The world economy is only 9 per cent circular, and more than 90 per cent of the raw materials used to do business and sustain the global population go to waste instead of being cycled back into the economy, a new report by Dutch social enterprise Circle Economy has found.
Released on Tuesday in Davos, Switzerland on the sidelines of the World Economic Forum meeting, the Circularity Gap Report launched this new metric to quantify the degree to which the global economy is circular. A circular economy is one where materials and nutrients are recycled and reused instead of being wasted after a single use; this latter linear model is often described as “take, make, waste”.
Circle Economy’s statistic was derived by comparing the amount of resources entering the global economy annually with the volume of materials being “cycled back” into the economy through measures such as recycling, composting, and conversion into fuels such as biogas. The data was derived from resource database Exiobase.
Overall, about 92.8 billion tonnes of resources are pumped into the economy every year, but only 8.4 billion tonnes are recycled. The most resource-intensive sector is housing and infrastructure with a footprint of 42.4 billion tonnes, followed by agriculture and transport.
Harald Friedl, chief executive officer, Circle Economy, told Eco-Business that the fact that the world is only 9 per cent circular was not a surprise, and was within the researchers’ expected range of results.
“The goal of the report was to create a strong metric that is needed to rally support, create awareness, and make impact measurement possible,” he added.
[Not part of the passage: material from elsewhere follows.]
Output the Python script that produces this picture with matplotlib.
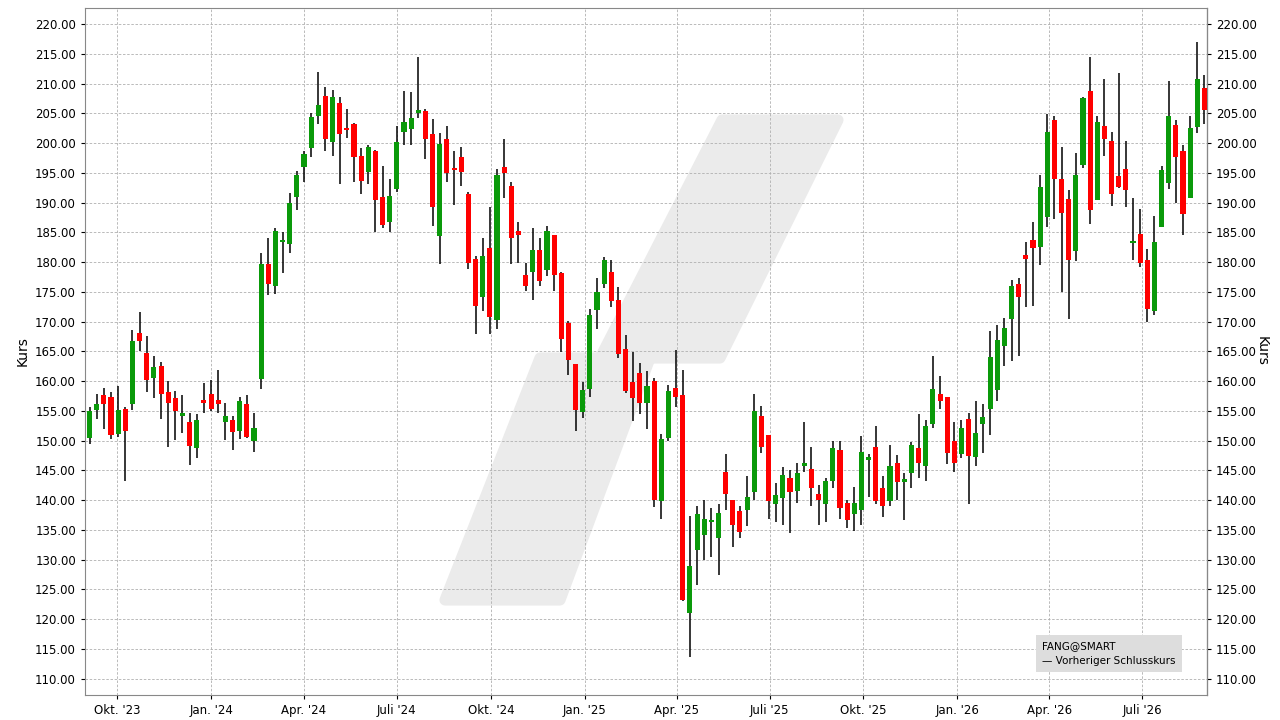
import matplotlib
matplotlib.use("Agg")
import matplotlib.pyplot as plt
import matplotlib.dates as mdates
from matplotlib.patches import Polygon
import pandas as pd

# weekly OHLC
opens = [150.4, 155.2, 157.7, 157.4, 151.1, 155.4, 156.1, 168.1, 164.7, 160.6,
         162.6, 158.2, 157.2, 154.1, 153.1, 148.7, 156.7, 157.9, 156.9, 153.1,
         153.4, 151.6, 156.2, 149.9, 160.4, 179.6, 175.9, 183.4, 183.0, 190.9,
         195.9, 199.2, 204.6, 207.9, 200.1, 206.7, 202.6, 203.2, 197.9, 195.2,
         198.6, 190.9, 186.7, 192.2, 201.9, 202.4, 205.1, 205.4, 201.6, 184.4,
         200.7, 195.7, 197.7, 191.5, 180.6, 174.1, 182.3, 170.2, 196.0, 192.8,
         185.3, 177.8, 178.3, 182.1, 178.6, 184.6, 178.1, 169.7, 162.8, 154.8,
         158.7, 171.9, 176.4, 178.4, 173.7, 165.4, 159.8, 161.3, 156.3, 160.0,
         139.8, 150.5, 158.8, 157.6, 121.1, 131.7, 134.1, 136.4, 133.7, 144.8,
         140.0, 138.1, 138.4, 141.3, 154.1, 150.9, 139.3, 140.3, 143.7, 141.5,
         145.8, 145.2, 141.0, 139.3, 143.3, 148.4, 139.6, 137.6, 138.3, 146.7,
         149.0, 142.1, 139.8, 146.3, 143.1, 144.5, 148.7, 145.8, 152.8, 157.9,
         157.4, 150.0, 147.7, 153.7, 147.2, 152.8, 155.4, 158.5, 165.9, 170.4,
         176.3, 181.2, 183.7, 182.5, 187.6, 203.8, 193.9, 190.6, 181.9, 196.3,
         208.8, 190.4, 202.8, 200.3, 194.4, 195.6, 183.2, 184.8, 180.4, 171.8,
         185.9, 193.3, 203.0, 198.6, 190.8, 202.7, 209.3]
highs = [155.6, 157.9, 158.9, 158.1, 159.1, 155.6, 168.6, 171.6, 167.6, 164.2,
         163.2, 160.1, 158.4, 157.7, 154.7, 154.4, 159.7, 160.2, 161.9, 156.4,
         154.1, 157.4, 157.6, 154.7, 181.6, 184.1, 185.7, 185.1, 191.6, 195.3,
         198.6, 205.1, 211.9, 209.4, 208.9, 207.7, 205.7, 203.4, 199.2, 199.6,
         198.9, 196.1, 193.9, 202.9, 208.7, 208.6, 214.4, 205.7, 204.1, 201.7,
         202.9, 198.6, 199.4, 191.8, 181.0, 184.0, 189.2, 195.7, 200.6, 193.4,
         186.8, 179.9, 185.8, 184.1, 186.1, 184.6, 178.4, 170.1, 162.8, 159.8,
         172.1, 177.4, 180.9, 180.4, 175.8, 167.7, 164.9, 163.0, 161.7, 160.5,
         151.1, 159.3, 165.2, 161.8, 137.3, 139.1, 140.0, 138.6, 139.3, 147.7,
         140.1, 139.1, 144.0, 157.9, 155.9, 150.9, 142.8, 145.5, 145.0, 146.2,
         153.1, 149.0, 142.6, 143.8, 150.0, 150.0, 140.1, 142.2, 150.8, 147.8,
         152.4, 144.1, 149.3, 147.6, 144.6, 149.8, 154.4, 153.4, 164.3, 160.8,
         157.4, 153.2, 153.5, 154.6, 156.7, 156.2, 168.4, 169.4, 170.6, 177.0,
         177.3, 183.4, 186.7, 194.6, 204.8, 204.6, 199.3, 192.1, 198.3, 207.7,
         214.4, 204.5, 210.7, 201.8, 211.7, 200.3, 190.7, 188.9, 182.2, 187.7,
         196.1, 210.5, 203.8, 199.6, 204.5, 216.9, 211.4]
lows = [149.4, 153.6, 151.9, 150.2, 150.6, 143.2, 155.1, 165.1, 158.1, 157.1,
        153.7, 148.9, 150.1, 151.2, 145.9, 147.1, 154.7, 154.9, 154.7, 150.1,
        148.4, 150.2, 150.4, 148.1, 158.7, 174.4, 174.6, 178.2, 181.6, 188.7,
        193.4, 197.6, 203.2, 198.6, 197.9, 193.1, 200.9, 193.4, 191.4, 193.2,
        185.1, 185.7, 185.1, 191.7, 199.7, 199.6, 204.2, 197.4, 186.1, 179.7,
        193.4, 189.6, 192.7, 178.8, 167.9, 171.7, 168.0, 168.7, 190.7, 179.6,
        179.9, 175.1, 173.7, 175.9, 177.6, 175.1, 164.9, 161.0, 151.7, 153.8,
        157.3, 168.7, 175.6, 172.4, 163.9, 158.0, 153.3, 154.5, 152.0, 138.9,
        136.9, 150.0, 155.6, 123.0, 113.7, 125.7, 130.0, 130.4, 127.5, 138.3,
        132.1, 133.6, 135.6, 140.1, 147.9, 136.9, 136.3, 135.8, 134.4, 139.6,
        144.7, 139.1, 135.9, 136.3, 142.0, 136.9, 135.4, 134.8, 135.9, 140.6,
        139.4, 137.1, 139.1, 140.1, 136.7, 142.1, 143.7, 143.3, 152.1, 155.4,
        146.0, 144.7, 147.1, 139.3, 145.8, 148.0, 150.9, 156.6, 162.5, 163.4,
        164.2, 172.5, 172.6, 179.5, 185.9, 187.2, 175.0, 170.5, 180.2, 195.8,
        186.4, 190.4, 197.8, 189.4, 192.4, 189.3, 180.3, 179.2, 170.0, 171.1,
        185.9, 192.3, 189.9, 184.6, 190.8, 201.7, 203.2]
closes = [154.9, 156.2, 156.1, 150.9, 155.2, 151.6, 166.7, 166.7, 160.2, 162.4,
          157.9, 156.4, 154.9, 154.6, 149.1, 153.4, 156.4, 155.4, 156.2, 154.1,
          151.4, 156.6, 150.6, 152.1, 179.6, 176.4, 185.2, 183.6, 190.0, 194.7,
          198.2, 204.4, 206.4, 200.7, 207.7, 201.6, 202.2, 197.7, 193.6, 199.4,
          190.4, 186.2, 191.1, 200.2, 203.6, 204.2, 205.6, 200.7, 189.2, 199.9,
          194.9, 195.4, 195.2, 179.9, 172.6, 181.1, 170.7, 194.7, 195.0, 184.1,
          184.5, 175.9, 182.0, 176.8, 185.3, 177.8, 167.0, 163.5, 155.1, 158.5,
          171.1, 174.9, 180.3, 173.4, 164.5, 158.3, 157.2, 156.3, 159.2, 140.1,
          150.2, 158.4, 157.4, 123.3, 129.0, 137.6, 136.8, 136.7, 137.8, 141.1,
          135.8, 134.6, 140.5, 154.9, 148.9, 139.8, 140.8, 144.3, 141.3, 144.5,
          146.2, 142.0, 140.1, 143.3, 148.7, 138.6, 136.7, 139.6, 148.1, 147.3,
          139.8, 139.1, 145.8, 143.1, 143.6, 149.2, 146.3, 152.5, 158.6, 156.6,
          148.0, 146.3, 152.2, 147.4, 151.2, 153.9, 164.0, 166.9, 169.0, 176.0,
          174.2, 180.6, 182.4, 192.6, 201.8, 194.0, 188.3, 180.4, 194.7, 207.5,
          188.8, 203.5, 200.7, 191.4, 192.6, 192.1, 183.5, 179.9, 172.1, 183.3,
          195.4, 204.6, 197.7, 188.1, 202.5, 210.7, 205.5]

dates = pd.date_range("2023-09-04", periods=len(opens), freq="7D")
tick_dates = pd.to_datetime(["2023-10-01", "2024-01-01", "2024-04-01", "2024-07-01",
                             "2024-10-01", "2025-01-01", "2025-04-01", "2025-07-01",
                             "2025-10-01", "2026-01-01", "2026-04-01", "2026-07-01"])
tick_labels = ["Okt. '23", "Jan. '24", "Apr. '24", "Juli '24", "Okt. '24", "Jan. '25",
               "Apr. '25", "Juli '25", "Okt. '25", "Jan. '26", "Apr. '26", "Juli '26"]

fig = plt.figure(figsize=(12.8, 7.2), dpi=100)
ax = fig.add_axes([0.0664, 0.035, 0.8766, 0.954])

# watermark
W, H = 1280, 720
for pts in [[(722, 120), (838, 120), (720, 358), (600, 358)],
            [(540, 358), (650, 358), (560, 600), (445, 600)]]:
    ax.add_patch(Polygon([(x / W, 1 - y / H) for x, y in pts], closed=True,
                         transform=fig.transFigure, facecolor="#ebebeb",
                         edgecolor="#ebebeb", linewidth=8, joinstyle="round", zorder=0))

x = mdates.date2num(dates)
colors = ["#0a9a0a" if c >= o else "#ff0000" for o, c in zip(opens, closes)]
ax.vlines(x, lows, highs, color="black", linewidth=1.1, zorder=2)
bottoms = [min(o, c) for o, c in zip(opens, closes)]
heights = [max(abs(c - o), 0.35) for o, c in zip(opens, closes)]
ax.bar(x, heights, bottom=bottoms, width=5, color=colors, zorder=3)

ax.set_xlim(x[0] - 4.5, x[-1] + 2.5)
ax.set_ylim(107.3, 222.7)
ax.set_yticks(range(110, 221, 5))
ax.yaxis.set_major_formatter(plt.FuncFormatter(lambda v, p: f"{v:.2f}"))
ax.set_xticks(mdates.date2num(tick_dates))
ax.set_xticklabels(tick_labels)
ax.tick_params(labelsize=8.5, right=True, labelright=True, length=3)
ax.grid(True, linestyle=(0, (3, 2)), color="#b0b0b0", linewidth=0.6)
ax.set_axisbelow(True)
ax.set_ylabel("Kurs", fontsize=10)
ax2 = ax.secondary_yaxis("right")
ax2.set_yticks([])
ax2.set_ylabel("Kurs", fontsize=10, rotation=270, labelpad=44)
for s in ax.spines.values():
    s.set_color("#888888")

ax.text(0.853, 0.042, "FANG@SMART\n\u2014 Vorheriger Schlusskurs", transform=ax.transAxes,
        fontsize=7.5, va="bottom", ha="left", linespacing=1.6,
        bbox=dict(boxstyle="square,pad=0.6", facecolor="#dddddd", edgecolor="none"))

fig.savefig("out.png", dpi=100)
Marc de Wit, director of strategic alliances, Circle Economy, said that “the real value of a global circularity metric lies in being able to track changes over time and measure progress, put main trends into context, engage in uniform goal-setting and guide future action in the most impactful way”.
“In order to understand how to move to a circular state globally we need to understand what is not circular about our economy today,” added de Wit, who is also the report’s lead author.
Making the global economy more circular—or ‘closing the circularity gap’ as the report calls it—would not only lead to more efficient resource use, but also help address climate change and help achieve the United Nations’ Sustainable Development Goals (SDGs), the report said.
The SDGs are a set of 17 targets adopted by the global community in 2015, including ending hunger and poverty, fighting climate change, and promoting more responsible patterns of production and consumption.
The circular economy has the potential to address climate change because 67 per cent of global greenhouse gas emissions are related to material management, said the report—that is, extracting resources, refining them, moving them around, and processing them at the end of use.
Minimising the extraction and waste of resources, and extending the lifeline of those already in circulation can have a significant impact on the climate, say experts. For instance, the Ellen MacArthur Foundation, a UK-based circular economy think-tank, estimates that shifting to a circular economy could slash India’s greenhouse gas emissions by 40 per cent compared to business as usual models.
Best practices in a circular economy include legislation that requires manufacturers to take responsibility for their products across their lifespan, business models that unlock value from waste—a famous example is American carpet maker Interface turning discarded fishing nets into carpet —and diverting products from landfill by reusing, recycling, or repairing them instead.
But as the report showed, the world has a long way to go to make these practices the default business model. To accelerate this shift, Circle Economy identified four strategies that can help close the circularity gap.
First, it suggested that businesses, governments, non-government organisations and academics should form a global coalition for action, and produce an annual report that documents how the world is progressing towards a circular economy.
Second, there should be a global target for a circular economy and an action agenda on how to achieve it. A comparable target is the global goal of capping temperature rise at 2 degrees Celsius above 1990 levels to avoid dangerous climate change, Friedl noted.
Third, countries, sectors, businesses, and cities should work to translate these global targets into local strategies, so that they are appropriate for their specific context.
And finally, the global community should improve its understanding of how solutions for the circular economy affect interconnected outcomes such as economic value, climate mitigation, international trade, and employment.
There will be challenges to implementing these measures, especially in Asia, which has recently been identified as the source of much of the world’s plastic pollution, Friedl noted. They include a legal framework today that supports linear economic models more than circular ones; human behaviour that fuels the linear “take-make-waste” economic system; and a lack of strong and visionary leadership.
Ultimately, everyone needs to get on board with circular economy efforts or risk incurring a heavy environmental and social cost, he urged.
“Today’s Take-Make-Waste economic model is not fit for purpose. Embedded in this tradition of the linear economy lies a toxic cocktail of negative consequences, ranging from social inequality, to depletion of natural resources, environmental pollution and worsening of the risks and effects of climate change,” he said.
He added: “We call upon businesses and governments to take leadership to develop an action agenda and contribute to the global targets set in the SDGs and the Paris Agreement.”